TASK DESCRIPTION:
Starting from the top of the material, restate each line exactly until the line that contains "const todayText = ['Today', 'June 2'];", which is also copied. Pictures are excluded.

DATASET SECTION:
------------------------------------------------------------

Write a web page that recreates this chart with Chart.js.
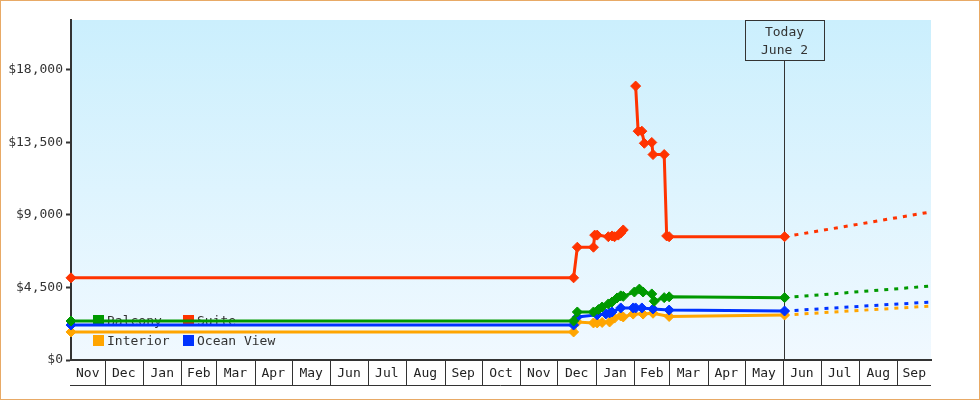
<!DOCTYPE html>
<html>
<head>
<meta charset="utf-8">
<script src="https://cdn.jsdelivr.net/npm/chart.js@4/dist/chart.umd.min.js"></script>
<style>
  html, body { margin: 0; padding: 0; background: #fff; }
  canvas { display: block; }
</style>
</head>
<body>
<canvas id="priceChart" width="980" height="400"></canvas>
<script>
// Price history per cabin type (x = days since Nov 1 of first year)
const monthStarts = [0, 30, 61, 92, 120, 151, 181, 212, 242, 273, 304, 334, 365, 395, 426, 457, 485, 516, 546, 577, 607, 638, 669, 699];
const monthNames = ['Nov', 'Dec', 'Jan', 'Feb', 'Mar', 'Apr', 'May', 'Jun', 'Jul', 'Aug', 'Sep', 'Oct',
                    'Nov', 'Dec', 'Jan', 'Feb', 'Mar', 'Apr', 'May', 'Jun', 'Jul', 'Aug', 'Sep'];
const yTicks = [0, 4500, 9000, 13500, 18000];
const xMin = 3, xMax = 696, yMax = 21100;
const todayDay = 578;
const todayText = ['Today', 'June 2'];

const suiteDays   = [3, 408, 411, 424, 425, 427, 436, 439, 441, 444, 446, 448, 452, 458, 460, 463, 465, 471, 472, 481, 483, 485, 578];
const suitePrices = [5100, 5100, 7000, 7000, 7750, 7750, 7650, 7700, 7650, 7750, 7880, 8070, null, 17000, 14200, 14200, 13450, 13500, 12750, 12750, 7700, 7650, 7650];

const balconyDays   = [3, 408, 411, 424, 428, 431, 436, 439, 443, 446, 448, 457, 461, 464, 471, 473, 481, 485, 578];
const balconyPrices = [2420, 2420, 2980, 2980, 3130, 3290, 3480, 3600, 3850, 3980, 3950, 4220, 4400, 4220, 4100, 3650, 3870, 3920, 3870];

const oceanDays   = [3, 408, 411, 427, 434, 437, 439, 446, 456, 458, 463, 472, 485, 578];
const oceanPrices = [2170, 2170, 2670, 2800, 2860, 2920, 2980, 3230, 3230, 3230, 3230, 3170, 3100, 3040];

const interiorDays   = [3, 408, 411, 424, 427, 431, 437, 441, 446, 448, 456, 464, 472, 485, 578];
const interiorPrices = [1740, 1740, 2360, 2300, 2300, 2330, 2360, 2600, 2730, 2670, 2850, 2850, 2900, 2700, 2790];

// Projection after today (dashed)
const projDays        = [578, 696];
const suiteProj       = [7650, 9190];
const balconyProj     = [3870, 4590];
const oceanProj       = [3040, 3600];
const interiorProj    = [2790, 3350];

const FONT = '"DejaVu Sans Mono", "Liberation Mono", monospace';
const INK = '#333';

function toPoints(days, values) {
    return days.map((d, i) => ({ x: d, y: values[i] }));
}

function series(label, days, values, color) {
    return {
        label: label,
        data: toPoints(days, values),
        borderColor: color,
        backgroundColor: color,
        borderWidth: 3,
        pointStyle: 'rectRot',
        pointRadius: 5,
        pointHoverRadius: 5,
        pointBorderWidth: 1,
        pointBorderColor: color,
        tension: 0,
        clip: false,
        spanGaps: false
    };
}

function projection(days, values, color) {
    return {
        label: '',
        data: toPoints(days, values),
        borderColor: color,
        borderWidth: 3,
        borderDash: [4, 6],
        pointRadius: 0,
        tension: 0
    };
}

const COLORS = { suite: '#ff3300', balcony: '#009900', ocean: '#0033ff', interior: '#ffa500' };

// background gradient, month boxes, today marker, legend, outer frame
const decorPlugin = {
    id: 'decor',
    beforeDraw(chart) {
        const { ctx, chartArea: a } = chart;
        const g = ctx.createLinearGradient(0, a.top, 0, a.bottom);
        g.addColorStop(0, '#cbeffd');
        g.addColorStop(1, '#f1f9ff');
        ctx.save();
        ctx.fillStyle = g;
        ctx.fillRect(a.left, a.top, a.right - a.left, a.bottom - a.top);
        ctx.restore();
    },
    beforeDatasetsDraw(chart) {
        const { ctx, chartArea: a, scales: { x } } = chart;
        ctx.save();

        // month separators below the axis
        ctx.strokeStyle = INK;
        ctx.lineWidth = 1;
        ctx.beginPath();
        monthStarts.forEach(d => {
            if (d <= xMin || d >= xMax) return;
            const px = Math.round(x.getPixelForValue(d)) + 0.5;
            ctx.moveTo(px, a.bottom);
            ctx.lineTo(px, a.bottom + 25);
        });
        ctx.moveTo(a.left - 1, a.bottom + 25.5);
        ctx.lineTo(a.right, a.bottom + 25.5);
        ctx.stroke();

        // today marker
        const tx = Math.round(x.getPixelForValue(todayDay)) - 0.5;
        const boxW = 79, boxH = 40;
        const bx = Math.round(tx - boxW / 2);
        ctx.beginPath();
        ctx.moveTo(tx, a.top + boxH);
        ctx.lineTo(tx, a.bottom);
        ctx.stroke();
        ctx.strokeRect(bx + 0.5, a.top + 0.5, boxW, boxH);
        ctx.fillStyle = INK;
        ctx.font = '13px ' + FONT;
        ctx.textAlign = 'center';
        ctx.textBaseline = 'middle';
        ctx.fillText(todayText[0], tx, a.top + 13);
        ctx.fillText(todayText[1], tx, a.top + 31);

        // legend (2 x 2), drawn under the lines
        const layout = [
            { idx: 1, col: 0, row: 0 },
            { idx: 0, col: 1, row: 0 },
            { idx: 3, col: 0, row: 1 },
            { idx: 2, col: 1, row: 1 }
        ];
        ctx.textAlign = 'left';
        layout.forEach(it => {
            const ds = chart.data.datasets[it.idx];
            const sx = a.left + 22 + it.col * 90;
            const cy = a.bottom - 39.5 + it.row * 20;
            ctx.fillStyle = ds.borderColor;
            ctx.fillRect(sx, cy - 5.5, 11, 11);
            ctx.fillStyle = INK;
            ctx.fillText(ds.label, sx + 14, cy + 1);
        });
        ctx.restore();
    },
    afterDraw(chart) {
        const { ctx, width, height } = chart;
        ctx.save();
        ctx.strokeStyle = '#e8aa66';
        ctx.lineWidth = 1;
        ctx.strokeRect(0.5, 0.5, width - 1, height - 1);
        ctx.restore();
    }
};

const monthCenters = monthNames.map((m, i) => {
    const s = Math.max(monthStarts[i], xMin);
    const e = Math.min(monthStarts[i + 1], xMax);
    return (s + e) / 2;
});

new Chart(document.getElementById('priceChart'), {
    type: 'line',
    data: {
        datasets: [
            series('Suite', suiteDays, suitePrices, COLORS.suite),
            series('Balcony', balconyDays, balconyPrices, COLORS.balcony),
            series('Ocean View', oceanDays, oceanPrices, COLORS.ocean),
            series('Interior', interiorDays, interiorPrices, COLORS.interior),
            projection(projDays, suiteProj, COLORS.suite),
            projection(projDays, balconyProj, COLORS.balcony),
            projection(projDays, oceanProj, COLORS.ocean),
            projection(projDays, interiorProj, COLORS.interior)
        ]
    },
    options: {
        responsive: false,
        animation: false,
        layout: { padding: { top: 20, right: 49, left: 0, bottom: 0 } },
        plugins: {
            legend: { display: false },
            tooltip: { enabled: false }
        },
        scales: {
            x: {
                type: 'linear',
                min: xMin,
                max: xMax,
                afterBuildTicks: scale => {
                    scale.ticks = monthCenters.map(v => ({ value: v }));
                },
                afterFit: scale => { scale.height = 40; },
                grid: { display: false, drawTicks: false },
                border: { display: true, color: INK, width: 2 },
                ticks: {
                    autoSkip: false,
                    maxRotation: 0,
                    padding: 6,
                    color: '#222',
                    font: { family: FONT, size: 13 },
                    callback: (v, i) => monthNames[i]
                }
            },
            y: {
                min: 0,
                max: yMax,
                afterBuildTicks: scale => {
                    scale.ticks = yTicks.map(v => ({ value: v }));
                },
                afterFit: scale => { scale.width = 71; },
                grid: {
                    drawOnChartArea: false,
                    drawTicks: true,
                    tickLength: 5,
                    tickWidth: 2,
                    tickColor: INK
                },
                border: { display: true, color: INK, width: 2 },
                ticks: {
                    padding: 3,
                    color: INK,
                    font: { family: FONT, size: 13 },
                    callback: v => '$' + Number(v).toLocaleString('en-US')
                }
            }
        }
    },
    plugins: [decorPlugin]
});
</script>
</body>
</html>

------------------------------------------------------------

EXPECTED OUTPUT:
Write a web page that recreates this chart with Chart.js.
<!DOCTYPE html>
<html>
<head>
<meta charset="utf-8">
<script src="https://cdn.jsdelivr.net/npm/chart.js@4/dist/chart.umd.min.js"></script>
<style>
  html, body { margin: 0; padding: 0; background: #fff; }
  canvas { display: block; }
</style>
</head>
<body>
<canvas id="priceChart" width="980" height="400"></canvas>
<script>
// Price history per cabin type (x = days since Nov 1 of first year)
const monthStarts = [0, 30, 61, 92, 120, 151, 181, 212, 242, 273, 304, 334, 365, 395, 426, 457, 485, 516, 546, 577, 607, 638, 669, 699];
const monthNames = ['Nov', 'Dec', 'Jan', 'Feb', 'Mar', 'Apr', 'May', 'Jun', 'Jul', 'Aug', 'Sep', 'Oct',
                    'Nov', 'Dec', 'Jan', 'Feb', 'Mar', 'Apr', 'May', 'Jun', 'Jul', 'Aug', 'Sep'];
const yTicks = [0, 4500, 9000, 13500, 18000];
const xMin = 3, xMax = 696, yMax = 21100;
const todayDay = 578;
const todayText = ['Today', 'June 2'];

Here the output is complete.